Like his first novel, The Harmony Silk Factory (which won the Whitbread First Novel Award in 2005) and his second, Map of the Invisible World, Five Star Billionaire is connected to Malaysia, where Aw grew up. And he is unmatched at evoking the smells and sounds of the land and cityscapes, the figures of speech and shifting cultural mores of that finger-like peninsula that pokes into the South China Sea; a warm, wonderful land, but one where many fortunes were made too quickly and which discarded much of its history carelessly in the rush to develop.

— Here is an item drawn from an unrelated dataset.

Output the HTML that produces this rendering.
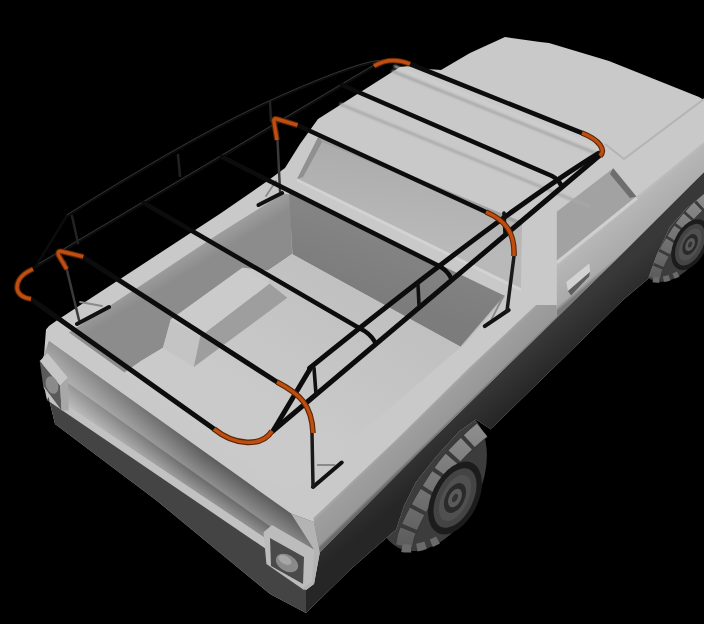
<!DOCTYPE html>
<html><head><meta charset="utf-8"><style>
html,body{margin:0;padding:0;background:#000;width:704px;height:624px;overflow:hidden}
svg{display:block}
</style></head><body>
<svg width="704" height="624" viewBox="0 0 704 624">
<defs>
<filter id="blur1" x="-10%" y="-10%" width="120%" height="120%"><feGaussianBlur stdDeviation="1.3"/></filter>
<linearGradient id="sideG" gradientUnits="userSpaceOnUse" x1="396" y1="440" x2="413.4" y2="458"><stop offset="0" stop-color="#a6a6a6"/><stop offset="0.1" stop-color="#9e9e9e"/><stop offset="0.88" stop-color="#989898"/><stop offset="1" stop-color="#6a6a6a"/></linearGradient>
<linearGradient id="tailG" gradientUnits="userSpaceOnUse" x1="110" y1="385" x2="86.1" y2="418.7"><stop offset="0" stop-color="#5c5c5c"/><stop offset="0.54" stop-color="#8e8e8e"/><stop offset="0.56" stop-color="#6c6c6c"/><stop offset="1" stop-color="#a4a4a4"/></linearGradient>
<linearGradient id="doorG" gradientUnits="userSpaceOnUse" x1="600" y1="225" x2="625" y2="255"><stop offset="0" stop-color="#c2c2c2"/><stop offset="0.15" stop-color="#b6b6b6"/><stop offset="0.9" stop-color="#aaaaaa"/><stop offset="1" stop-color="#7a7a7a"/></linearGradient>
<linearGradient id="tailHi" gradientUnits="userSpaceOnUse" x1="50" y1="360" x2="200" y2="465"><stop offset="0" stop-color="#fff" stop-opacity="0.35"/><stop offset="1" stop-color="#fff" stop-opacity="0"/></linearGradient>
<linearGradient id="bandG" gradientUnits="userSpaceOnUse" x1="450" y1="410" x2="475" y2="440"><stop offset="0" stop-color="#383838"/><stop offset="1" stop-color="#262626"/></linearGradient>
<linearGradient id="farWallG" gradientUnits="userSpaceOnUse" x1="180" y1="259.4" x2="187.9" y2="272.2"><stop offset="0" stop-color="#9c9c9c"/><stop offset="1" stop-color="#8c8c8c"/></linearGradient>
<linearGradient id="frontWallG" gradientUnits="userSpaceOnUse" x1="400" y1="240" x2="380" y2="300"><stop offset="0" stop-color="#848484"/><stop offset="1" stop-color="#7c7c7c"/></linearGradient><linearGradient id="floorG" gradientUnits="userSpaceOnUse" x1="380" y1="300" x2="300" y2="430"><stop offset="0" stop-color="#c0c0c0"/><stop offset="1" stop-color="#cacaca"/></linearGradient>
<linearGradient id="winG" gradientUnits="userSpaceOnUse" x1="400" y1="160" x2="390" y2="240"><stop offset="0" stop-color="#adadad"/><stop offset="1" stop-color="#b9b9b9"/></linearGradient>
</defs>
<rect width="704" height="624" fill="#000"/>

<!-- ===== WHEELS ===== -->
<defs>
<linearGradient id="treadG" gradientUnits="userSpaceOnUse" x1="0" y1="-55" x2="0" y2="65"><stop offset="0" stop-color="#8e8e8e"/><stop offset="1" stop-color="#5c5c5c"/></linearGradient>
<g id="wheel">
<g transform="rotate(26.5)">
<ellipse cx="0" cy="0" rx="48.4" ry="75.6" fill="#3c3c3c"/>
</g>
<path d="M50,-50 C38,-40 22,-26 8,-6 C-4,12 -18,34 -26,56 L-28,66" fill="none" stroke="#3a3a3a" stroke-width="18"/>
<path d="M50,-50 C38,-40 22,-26 8,-6 C-4,12 -18,34 -26,56 L-28,66" fill="none" stroke="url(#treadG)" stroke-width="16" stroke-dasharray="17 4"/>
<path d="M-30,68 C-20,70 -5,66 6,60" fill="none" stroke="#6a6a6a" stroke-width="8" stroke-dasharray="9 6"/>
<g transform="translate(23 18) rotate(26.5)">
<ellipse rx="23" ry="39" fill="#1c1c1c"/>
<ellipse rx="18" ry="32" fill="#444"/>
<ellipse rx="13" ry="25" fill="#505050"/>
<ellipse rx="9.5" ry="16" fill="#2a2a2a"/>
<ellipse rx="6" ry="10" fill="#5a5a5a"/>
<ellipse rx="2.5" ry="4.5" fill="#333"/>
</g>
</g>
</defs>
<use href="#wheel" transform="translate(432 480)"/>
<use href="#wheel" transform="translate(674 232) scale(0.7)"/>
<!-- ===== BODY SILHOUETTE (light) ===== -->
<polygon fill="#c9c9c9" points="56,321 220,213.7 266,182 285,168 300,144 318,119 400,67 409,66 427,69 441,70 470,53 505,37 540,42 549,43 609,61 699,97 704,100 704,194 686,209 670,227 657,254 648,279 623,300 490.6,429.2 476,419.6 459,431.6 435,458 416,482 404,506 396,530 392,533 352,568 306,613 270,594 156,500 55,424 48.5,397 43.7,387.7 42,360 44,355 46,329.6 49,326"/>

<!-- dark band -->
<polygon fill="url(#bandG)" points="319,553 420,451.5 493,380 615.7,260 704,172 704,194 686,209 670,227 657,254 648,279 623,300 490.6,429.2 476,419.6 459,431.6 435,458 416,482 404,506 396,530 392,533 352,568 306,613 306,590 314,584 319.8,552.5"/>
<!-- side face -->
<polygon fill="url(#sideG)" points="313.5,518 396,440 470,367 536,305 556.8,305 556.8,318 493,380 420,451.5 319,553"/>
<polygon fill="url(#doorG)" points="556.8,260.5 636.3,196.4 704,142 704,172 615.7,260 556.8,318"/>

<!-- ===== REAR ===== -->
<!-- tailgate face -->
<polygon fill="url(#tailG)" points="49,341 291,513.5 314,522 319.8,552.5 268,540 45,391 44,355"/>
<polygon fill="url(#tailHi)" points="49,341 291,513.5 268,540 45,391 44,355"/>
<!-- bumper strip -->
<polygon fill="#c2c2c2" points="45,391 268,540 266,549 47,400"/>
<!-- bumper face dark -->
<polygon fill="#444444" points="47,400 266,549 306,590 306,613 270,594 156,500 55,424 48.5,397"/>
<!-- right taillight -->
<polygon fill="#bcbcbc" points="263.5,532.3 272,525 314,549.6 312.6,584 304,590 266.4,564"/>
<polygon fill="#4a4a4a" points="270,538 304,557 303,584 271,566"/>
<ellipse cx="287" cy="563" rx="12" ry="8" transform="rotate(30 287 563)" fill="#8a8a8a"/><ellipse cx="285" cy="560" rx="7" ry="4" transform="rotate(30 285 560)" fill="#a6a6a6"/>
<!-- rear right corner column -->
<polygon fill="#b4b4b4" points="291,513.5 314,522 319.8,552.5 314,584 306,590 303,588 312,582 314,549.6"/>
<!-- left taillight -->
<polygon fill="#c6c6c6" points="39.7,361.1 47.6,353.2 67.9,377.8 60,385.8"/>
<polygon fill="#5a5a5a" points="39.7,361.1 60,385.8 61.7,410.4 43.2,385.8"/>
<polygon fill="#a8a8a8" points="60,385.8 67.9,377.8 68.8,410.4 61.7,410.4"/>
<ellipse cx="52" cy="385" rx="6" ry="9" transform="rotate(-20 52 385)" fill="#8a8a8a"/>

<!-- ===== BED ===== -->
<polygon fill="url(#farWallG)" points="68.9,332.5 140,286 220,232.9 283.5,193.5 290.2,194.4 292.1,254 268,270.4 242.6,267.7 170.8,319.5 163,347.7 141,361 124.5,372.5"/>
<polygon fill="url(#frontWallG)" points="289,192 505,296 461,347 292.5,254.5"/>
<polygon fill="url(#floorG)" points="292.1,254 461,347 300,485 282,489 124.5,372.5 141,361 163,347.7 193.8,367 287.4,297.7 269.5,283.6 268,270.4"/>
<!-- hump -->
<polygon fill="#c4c4c4" points="170.8,319.5 200.3,336.2 193.8,367 163,347.7"/>
<polygon fill="#9e9e9e" points="200.3,336.2 269.5,283.6 287.4,297.7 193.8,367"/>
<polygon fill="#cbcbcb" points="170.8,319.5 242.6,267.7 269.5,283.6 200.3,336.2"/>

<!-- ===== CAB ===== -->
<!-- rear window -->
<polygon fill="url(#winG)" points="318.5,136.5 522,222 521,288 297.3,178.8"/>
<polygon fill="#a2a2a2" points="318.5,136.5 522,222 522,226 322,142 303,177 297.3,178.8"/><polygon fill="#909090" points="318.5,136.5 322,142 303,177 297.3,178.8"/><path d="M297,180 L521,290" stroke="#d2d2d2" stroke-width="3"/>
<!-- side window -->
<polygon fill="#a2a2a2" points="556.8,211.8 613.2,168.2 636.3,196.4 556.8,260.5"/>
<polygon fill="#6e6e6e" points="613.2,168.2 636.3,196.4 630,198 610,174"/>
<path d="M557,262.5 L637,198" stroke="#cfcfcf" stroke-width="3"/>
<polygon fill="#d2d2d2" points="566.3,282 589.4,263.3 590,272 568,291"/>
<polygon fill="#5e5e5e" points="568,291 590,272 589,276.5 571,295.4"/>

<!-- roof ridges -->
<g filter="url(#blur1)" fill="none">
<path d="M392,71 L600,155" stroke="#a6a6a6" stroke-width="2.5"/>
<path d="M340,104 L590,207" stroke="#a8a8a8" stroke-width="2.5"/>
<path d="M394,66 L602,150" stroke="#d0d0d0" stroke-width="2"/>
</g>
<path d="M605,144 L624,159 L704,99" stroke="#b4b4b4" stroke-width="2" fill="none"/>
<path d="M461,347 L505,296" stroke="#bdbdbd" stroke-width="1.5" fill="none"/>
<!-- ===== RACK ===== -->
<g fill="none" stroke-linecap="round">
<path d="M66.7,216 Q200,132 282,96 T382.7,61.3" stroke="#0c0c0c" stroke-width="3"/>
<path d="M66.7,215 Q200,131 282,95 T382.7,60.3" stroke="#3c3c3c" stroke-width="0.8"/>
<path d="M35,267 L374,66" stroke="#0c0c0c" stroke-width="3.5"/>
<path d="M35,266 L374,65" stroke="#404040" stroke-width="0.8"/>
<path d="M35.4,267 L66.7,216" stroke="#0c0c0c" stroke-width="2.5"/>
<path d="M72,216 L78,243 M178,155 L180,176 M270,102 L271,121" stroke="#222" stroke-width="2.5"/>
<path d="M65,262 L79,320 M277,130 L280,191" stroke="#3a3a3a" stroke-width="2.5"/>
<!-- leg feet -->
<path d="M80,302 L102,306 M266,196 L276,181 M317.7,465 L334.5,465 M503.5,296 L491.6,319" stroke="#8a8a8a" stroke-width="1.8"/>
<path d="M77,324 L109,307 M258.5,205 L282,193 M313,487 L341.7,462.5 M484.8,326.2 L508.6,310" stroke="#111" stroke-width="4"/>
<path d="M31,299 L214,429" stroke="#0c0c0c" stroke-width="5"/>
<path d="M83,257 L277,382" stroke="#0c0c0c" stroke-width="5"/>
<path d="M144,203 L359,328 Q370,333 375,342" stroke="#0c0c0c" stroke-width="4.6"/>
<path d="M222,157 L439,266 Q447,270 451,278" stroke="#0c0c0c" stroke-width="4.6"/>
<path d="M297,125 L486,212" stroke="#0c0c0c" stroke-width="4.6"/>
<path d="M342,85 L552,176 Q558,179 561,185" stroke="#0c0c0c" stroke-width="4.6"/>
<path d="M410,64 L582,133" stroke="#0c0c0c" stroke-width="4.6"/>
<path d="M274,430 L600,155" stroke="#0c0c0c" stroke-width="5"/>
<path d="M309.6,368.1 Q505.6,210.1 598.5,153.3" stroke="#0c0c0c" stroke-width="5"/>
<path d="M273,431 L310,369" stroke="#0c0c0c" stroke-width="5"/>
<path d="M314,368 L316,394 M418,285 L419,305 M504,213 L505,233" stroke="#111" stroke-width="3.6"/>
<path d="M312,433 L313,486 M514,256 L507,311" stroke="#1a1a1a" stroke-width="3.5"/>








<g stroke-linecap="butt">
<path d="M33,269 Q17,276 17,288 Q18,297 31,299" stroke="#5a2606" stroke-width="5.6"/>
<path d="M214,429 C235,446 262,447 272,431" stroke="#5a2606" stroke-width="5.6"/>
<path d="M277,382 C300,394 312,405 313,433" stroke="#5a2606" stroke-width="5.6"/>
<path d="M83.3,256.7 L62,251.5 Q57,250.5 58.5,255 L66.7,269.2" stroke="#5a2606" stroke-width="5.6"/>
<path d="M297.5,125.2 L277,119 Q273,118 274,122 L277,140" stroke="#5a2606" stroke-width="5.6"/>
<path d="M486,212 C505,220 515,232 514,256" stroke="#5a2606" stroke-width="5.6"/>
<path d="M374,66 Q391,56 410,64" stroke="#5a2606" stroke-width="5.6"/>
<path d="M582,133 C600,140 606,150 600,156" stroke="#5a2606" stroke-width="5.6"/>
<path d="M33,269 Q17,276 17,288 Q18,297 31,299" stroke="#bf4e10" stroke-width="3.4"/>
<path d="M214,429 C235,446 262,447 272,431" stroke="#bf4e10" stroke-width="3.4"/>
<path d="M277,382 C300,394 312,405 313,433" stroke="#bf4e10" stroke-width="3.4"/>
<path d="M83.3,256.7 L62,251.5 Q57,250.5 58.5,255 L66.7,269.2" stroke="#bf4e10" stroke-width="3.4"/>
<path d="M297.5,125.2 L277,119 Q273,118 274,122 L277,140" stroke="#bf4e10" stroke-width="3.4"/>
<path d="M486,212 C505,220 515,232 514,256" stroke="#bf4e10" stroke-width="3.4"/>
<path d="M374,66 Q391,56 410,64" stroke="#bf4e10" stroke-width="3.4"/>
<path d="M582,133 C600,140 606,150 600,156" stroke="#bf4e10" stroke-width="3.4"/>
</g>
</g>
</svg>
</body></html>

Histories matter a great deal, however, to the novel's protagonists, who have come to China from Malaysia in pursuit of wealth, fame, or just to escape their humble roots. There is the mysterious Walter Chao, who keeps both his business success and his sideline writing best-selling self-help manuals (including the "Five Star Billionaire" of the title) in the deepest shadows. Gary, one of those identikit reality pop show winners who shoot to instant stardom across East Asia, suffers a spectacular fall from grace just as he is on the cusp of breaking into the Mainland market with a concert in Shanghai. Phoebe, an addict of the fatuous books Walter writes, absorbs such saccharine advice – as well as that of the more manipulative, how-to-get-a-man-and-keep-him type – and models her life according to it. Yinghui has adopted the carapace of the hard-edged businesswoman for so many years that she barely remembers her inner life. And Justin has a breakdown and a watery reinvention of sorts, after his family's investment property goes bust.
Their tales are told chapter by chapter, the characters slowly drawing closer together like flotsam in a vortex, before the stunning finale. Yet this is a novel about failing to connect, about people appearing to communicate, either face-to-face or on internet chat sites, but never showing their true selves; and it is about the profound loneliness these five foreigners – for although they are all Chinese Malaysians, they are most definitely outsiders in Shanghai – experience amid this crush of humanity. Surrounded by seas of others, not one could be said genuinely to know anyone at all.
There is wit here, and plenty of acute observation and characterisation. I particularly liked a young film starlet's ignorance of the European art house masters: "Wim Wenders – is he famous?" she asks. "I don't feel like working with him – he sounds boring." But there is also much heartbreak about what could so nearly have been. For none of Aw's characters is two-dimensionally bad; they are just flawed men and women whose ultimately fruitless pursuit of happiness is enthrallingly and sympathetically narrated. If there is a villain, it is the city itself and the inescapable cold avarice that is a part of its very atmosphere. I had little desire to visit Shanghai before reading Aw's powerful new novel. Now I have none.